Why Love Is Like A Butterfly Is So Important To Dolly Parton
Country music and pop culture legend Dolly Parton is well known for her affinity for butterflies. In an October 2021 interview with W magazine, Parton explained that her love for the delicate winged insects dated back to her childhood in the Smokey Mountains of Pigeon Forge, Tennessee: "I used to get in trouble with my mom, 'cause they'd have to come find me and I'd be chasing a butterfly from one bush to another." She went on to explain, "Butterflies don't sting, they don't bite, and they are so beautiful. And I just kind of related to them with my own personality. I claimed them as my little symbol."
Not only had Parton worked butterfly designs into her famously spangled and colorful clothing and jewelry, she even has small pastel tattoos of "ribbons, bows, and butterflies," as she told People magazine in 2020, which cover up the scars left from various surgeries.
Dolly has made butterflies an important part of her image at least since 1974 when she released her album "Love Is Like A Butterfly," the title track of which went to No. 1 on the Billboard Hot Country Songs chart in November of that year and even broke through to the mainstream, peaking at No. 38 on the Adult Contemporary chart. As reported by Showbiz Cheat Sheet, in her 2020 book "Dolly Parton, Songteller: My Life in Lyrics," Parton wrote of the song, "I think 'Love is Like a Butterfly' is a very poetic, very descriptive, very innocent, and very flowery song."
Dolly Parton continues to use butterflies as her personal symbol
"Love Is Like A Butterfly" was so important to Dolly Parton that she used it as the theme song for her variety show, "Dolly," that ran in syndication from 1976 to 1977. Per Showbiz Cheat Sheet, in "Dolly Parton, Songteller: My Life in Lyrics," Parton wrote, "I would come down from above on a swing decorated with flowers and butterflies all over its ropes." There's a clip on YouTube of her singing the entire song on the show while seated atop a giant, glittering "Dolly" logo as an enormous butterfly colorfully flashes and glows in the background.
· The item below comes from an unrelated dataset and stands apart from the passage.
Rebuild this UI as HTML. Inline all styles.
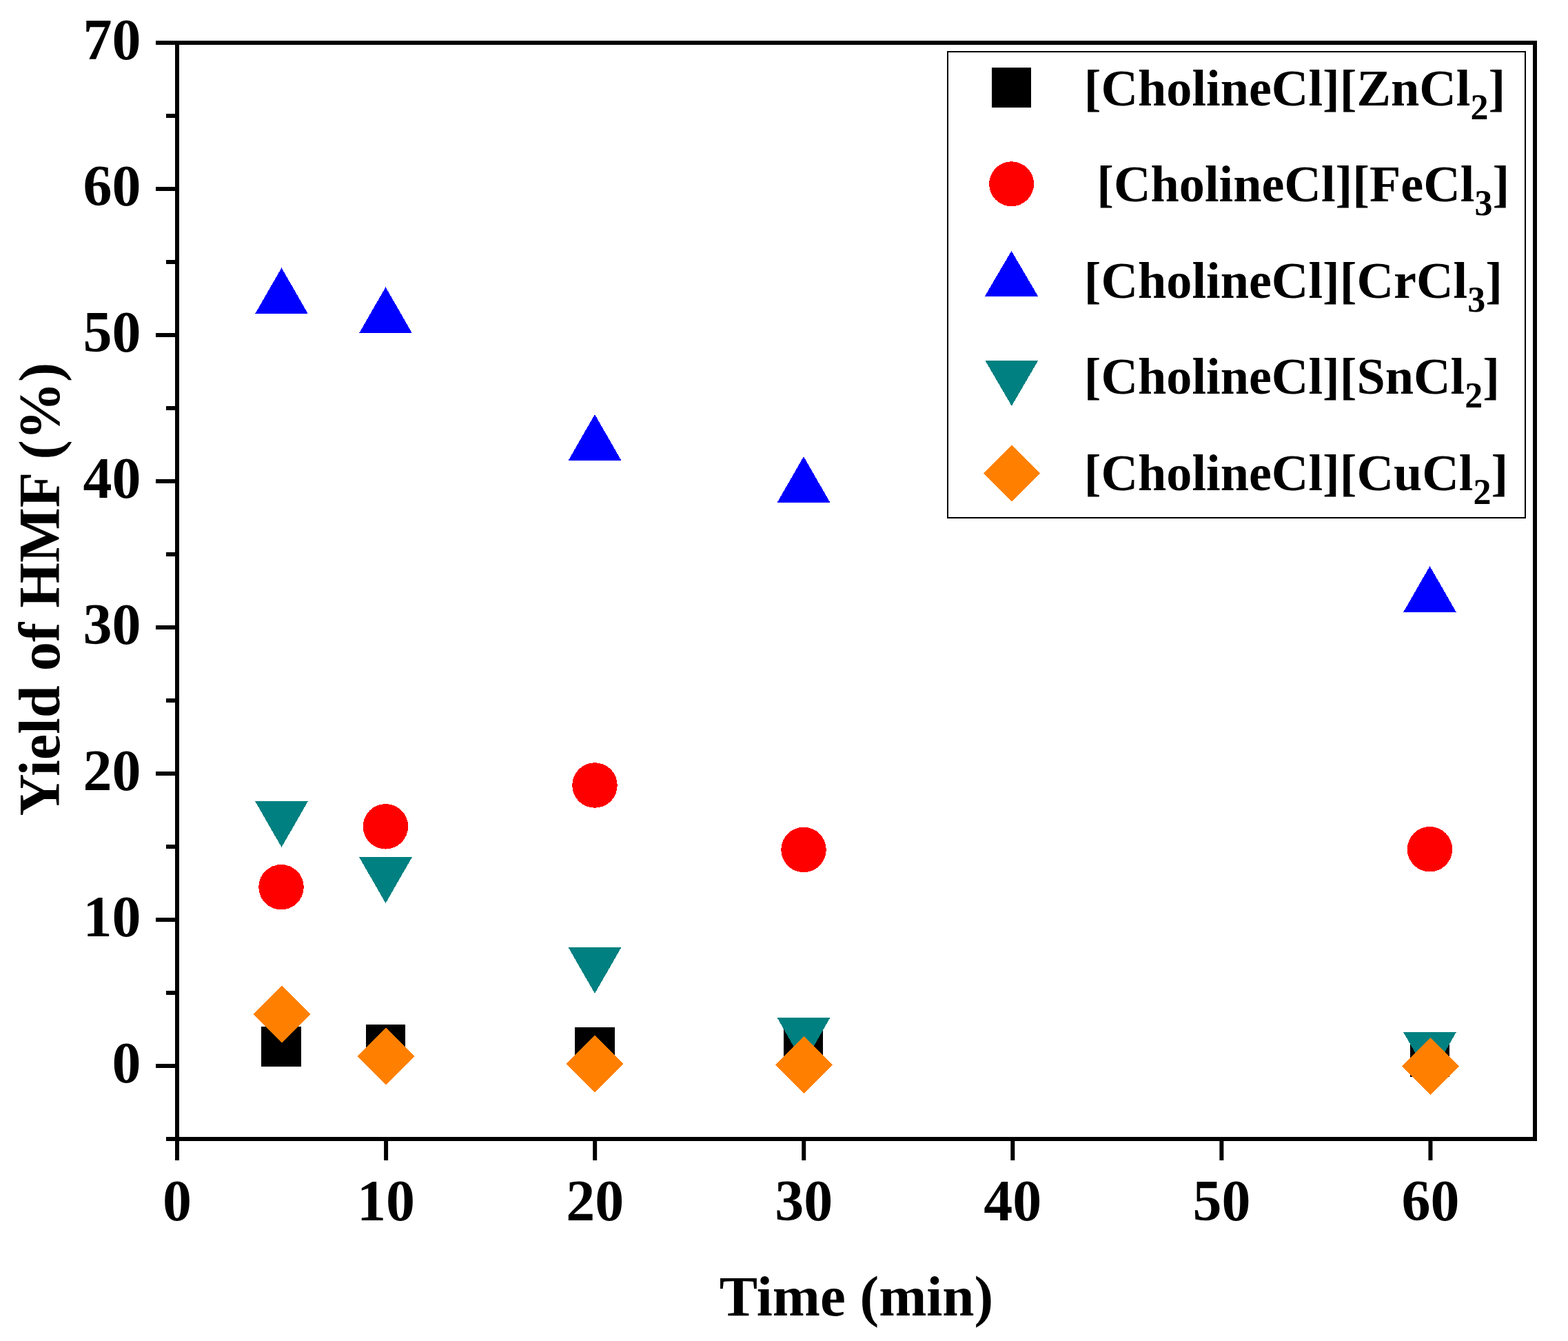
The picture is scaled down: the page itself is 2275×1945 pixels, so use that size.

When Parton opened her Tennessee theme park Dollywood in 1986, she incorporated butterflies into the design of the park, including replacing the letter "W" in the logo with a butterfly.
According to the blog Smokey Mountain Dreams, not only are butterfly motifs found on signs and pathways throughout the park, as shown in the picture above, but visitors can also eat butterfly-shaped cookies while sitting on butterfly-shaped benches before shopping for butterfly-themed jewelry, gifts, and housewares. Furthermore, per the Dollywood Insiders blog, there are butterfly-themed murals all around the park for photo opportunities, two butterfly-costumed park ambassadors named Flit and Flutter, and even a waterslide at the Dollywood Splash Country water park named, yes, the Butterfly. At the end of the day, one can even get some rest and relaxation at Dolly's DreamMore Resort and Spa where a giant sculpture of a guitar, fiddle, and banjo bedecked with butterflies greats guests. Now that's some strong personal branding.